Johannes Baur, Deputy Director of the Energy Experts Group, Support Group for Ukraine, European Commission, called the draft law a good compromise. “It is important that the law should be adopted by Parliament, and that the regulator should take the necessary functions and reflect the European practices,” noted Johannes Baur. However, he stressed that it is necessary to continue the reforms in the gas sector and the future reform in the electric power sector. According to him, it is important that the draft law stipulate the tasks and functions of the regulator, reflect the interests of consumers, be completely independent from politics and commercial interests, and have financial independence. The Deputy Director of the Energy Experts Group, Support Group for Ukraine, European Commission said that this draft law is discussed too long, for almost a year, which is indicative of the problems in the energy sector.
Yulia Nosulko, “DTEK” representative, emphasized that the regulator should be not only independent but also professional. “If in more stable economies the task of the regulator is rather to see to it that the situation remain stable, and more attention is paid to monitoring, in the transition countries such as Ukraine it is just the regulator that is responsible for how the markets are built and reformed, and how they operate, ” noted Yulia Nosulko.
Vasyl Kotko, president of the NGO “Energy Association of Ukraine,” viewed the draft law positively, but stressed that changes should be made efficiently and quickly. “Our draft law is following the formal procedures too long. And on the eve of privatization announced by the government it is a very bad signal to investors. This draft law is delaying.
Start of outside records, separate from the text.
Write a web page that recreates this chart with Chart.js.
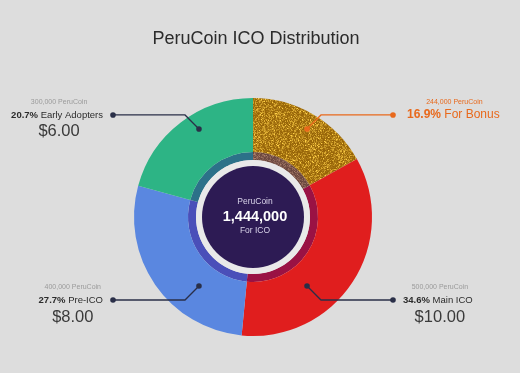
<!DOCTYPE html>
<html>
<head>
<meta charset="utf-8">
<script src="https://cdn.jsdelivr.net/npm/chart.js"></script>
<style>
html, body { margin: 0; background: #dddddd; }
canvas { display: block; }
</style>
</head>
<body>
<canvas id="icoChart" width="520" height="373"></canvas>
<script>
"use strict";

// data
const categories = ['For Bonus', 'Main ICO', 'Pre-ICO', 'Early Adopters'];
const coins = [244000, 500000, 400000, 300000];
const coinLabels = ['244,000 PeruCoin', '500,000 PeruCoin', '400,000 PeruCoin', '300,000 PeruCoin'];
const percentLabels = ['16.9%', '34.6%', '27.7%', '20.7%'];
const prices = ['', '$10.00', '$8.00', '$6.00'];
const totalLabel = '1,444,000';

const FONT = '"Liberation Sans", Arial, sans-serif';

const canvas = document.getElementById('icoChart');
const ctx = canvas.getContext('2d');

// glittery texture for the bonus slice
function noisePattern(dark, light, seed) {
    const c = document.createElement('canvas');
    c.width = c.height = 96;
    const g = c.getContext('2d');
    const img = g.createImageData(96, 96);
    let s = seed;
    for (let i = 0; i < img.data.length; i += 4) {
        s = (s * 1103515245 + 12345) & 0x7fffffff;
        let t = (s % 1000) / 1000;
        t = t * t * 0.9;
        if ((s >> 10) % 100 > 96) t = 1.2;
        for (let k = 0; k < 3; k++) {
            img.data[i + k] = Math.max(0, Math.min(255, dark[k] + (light[k] - dark[k]) * t));
        }
        img.data[i + 3] = 255;
    }
    g.putImageData(img, 0, 0);
    return ctx.createPattern(c, 'repeat');
}

const gold = noisePattern([150, 100, 8], [238, 190, 60], 7);
const goldDark = noisePattern([105, 70, 62], [160, 118, 100], 11);

const outerColors = [gold, '#e01e1e', '#5a87e0', '#2db485'];
const innerColors = [goldDark, '#9a1244', '#4a4fb9', '#2c7189'];

// where each callout leaves the ring (fraction of radius from centre) and which side it goes
const anchors = [
    { dx: 0.454, dy: -0.74, side: 1 },
    { dx: 0.454, dy: 0.58, side: 1 },
    { dx: -0.454, dy: 0.58, side: -1 },
    { dx: -0.454, dy: -0.74, side: -1 },
];

const calloutPlugin = {
    id: 'callouts',
    afterDatasetsDraw(chart) {
        const c = chart.ctx;
        const arc = chart.getDatasetMeta(0).data[0];
        const cx = arc.x, cy = arc.y, r = arc.outerRadius;
        const cut = chart.getDatasetMeta(1).data[0].innerRadius;

        // centre discs
        c.save();
        c.fillStyle = '#e9e9e9';
        c.beginPath(); c.arc(cx, cy, cut, 0, Math.PI * 2); c.fill();
        c.fillStyle = '#2d1b54';
        c.beginPath(); c.arc(cx, cy, cut - 6, 0, Math.PI * 2); c.fill();

        c.textAlign = 'center';
        c.textBaseline = 'middle';
        c.fillStyle = '#d9d4ea';
        c.font = '8.5px ' + FONT;
        c.fillText('PeruCoin', cx + 2, cy - 15);
        c.fillText('For ICO', cx + 2, cy + 14);
        c.fillStyle = '#ffffff';
        c.font = 'bold 14.5px ' + FONT;
        c.fillText(totalLabel, cx + 2, cy);

        // title
        c.fillStyle = '#2b2b2b';
        c.font = '18px ' + FONT;
        c.fillText('PeruCoin ICO Distribution', 256, 39);

        // callouts
        categories.forEach((name, i) => {
            const a = anchors[i];
            const bonus = prices[i] === '';
            const col = bonus ? '#e8691c' : '#2a2f48';
            const px = cx + a.dx * r, py = cy + a.dy * r;
            const ly = py + (a.dy < 0 ? -14 : 14);
            const ex = cx + a.side * 68;
            const dx = cx + a.side * 140;

            c.strokeStyle = col;
            c.fillStyle = col;
            c.lineWidth = 1.3;
            c.beginPath();
            c.moveTo(px, py); c.lineTo(ex, ly); c.lineTo(dx, ly);
            c.stroke();
            c.beginPath(); c.arc(px, py, 2.8, 0, Math.PI * 2); c.fill();
            c.beginPath(); c.arc(dx, ly, 2.8, 0, Math.PI * 2); c.fill();

            const size = bonus ? 12 : 9.5;
            const pct = percentLabels[i] + ' ';
            c.font = 'bold ' + size + 'px ' + FONT;
            const w1 = c.measureText(pct).width;
            c.font = size + 'px ' + FONT;
            const w2 = c.measureText(name).width;
            const w = w1 + w2;
            const gap = bonus ? 14 : 10;
            const left = a.side > 0 ? dx + gap : dx - gap - w;
            const mid = left + w / 2;

            c.textAlign = 'left';
            c.fillStyle = bonus ? '#e8691c' : '#2b2b2b';
            c.font = 'bold ' + size + 'px ' + FONT;
            c.fillText(pct, left, ly);
            c.font = size + 'px ' + FONT;
            c.fillText(name, left + w1, ly);

            c.textAlign = 'center';
            c.fillStyle = bonus ? '#e8691c' : '#9a9a9a';
            c.font = '7px ' + FONT;
            c.fillText(coinLabels[i], mid + (bonus ? 1 : 2), ly - 12.5);

            if (!bonus) {
                c.fillStyle = '#3a3a3a';
                c.font = '16.5px ' + FONT;
                c.fillText(prices[i], mid + 2, ly + 17);
            }
        });
        c.restore();
    }
};

new Chart(ctx, {
    type: 'doughnut',
    data: {
        labels: categories,
        datasets: [
            { data: coins, backgroundColor: outerColors, borderWidth: 0, weight: 54 },
            { data: coins, backgroundColor: innerColors, borderWidth: 0, weight: 8 },
        ]
    },
    options: {
        responsive: false,
        animation: false,
        events: [],
        cutout: '47.9%',
        layout: {
            padding: { top: 98, bottom: 37, left: 134, right: 148 }
        },
        plugins: {
            legend: { display: false },
            tooltip: { enabled: false },
        }
    },
    plugins: [calloutPlugin]
});
</script>
</body>
</html>
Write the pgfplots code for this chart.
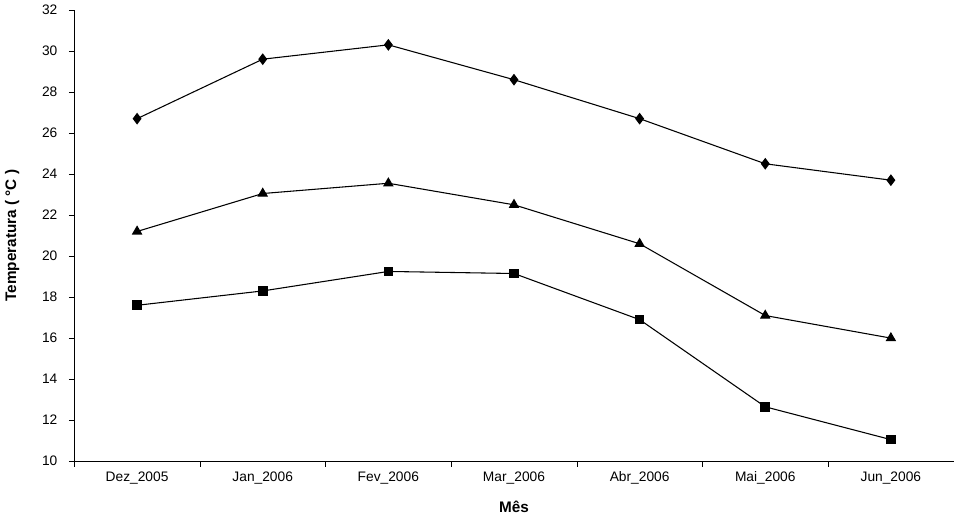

Thus, we confirm that the government and the executive branch do not want to have an independent regulator and want to continue managing the process manually,” said Vasyl Kotko.
According to Andriy Gerus, expert on energy issues, the law paragraphs on independence, impartiality, etc. are obvious things that are in the current legislation too, so that does not guarantee implementation of these rules. “De facto, the commission is a sort of a quasi-judicial collegial body composed of six members and a chairman,” said Mr. Gerus. As an example, the expert cited other bodies such as the Constitutional Court or the Central Election Commission, which have good legislation, but there are questions on their activities. For a commission cannot be put into a framework, because there will always be some specific thoughts or opinions, and responsibility shall only be collective. “In this case, the principle of transparent formation of the commission and its formation of people who can ensure the principle of impartiality and independence is extremely important. Since independence can come only at a scenario when people addressed with any questions will consider them,” said Mr. Gerus. In this context, the expert noted that rotating several committee members every year is too slow, and decision-making process will not change. “If we really want to restart and reform the commission, we must have at least a critical mass of commission members who will work on different principles, if the current principles do not satisfy us,” summed up Mr. Gerus.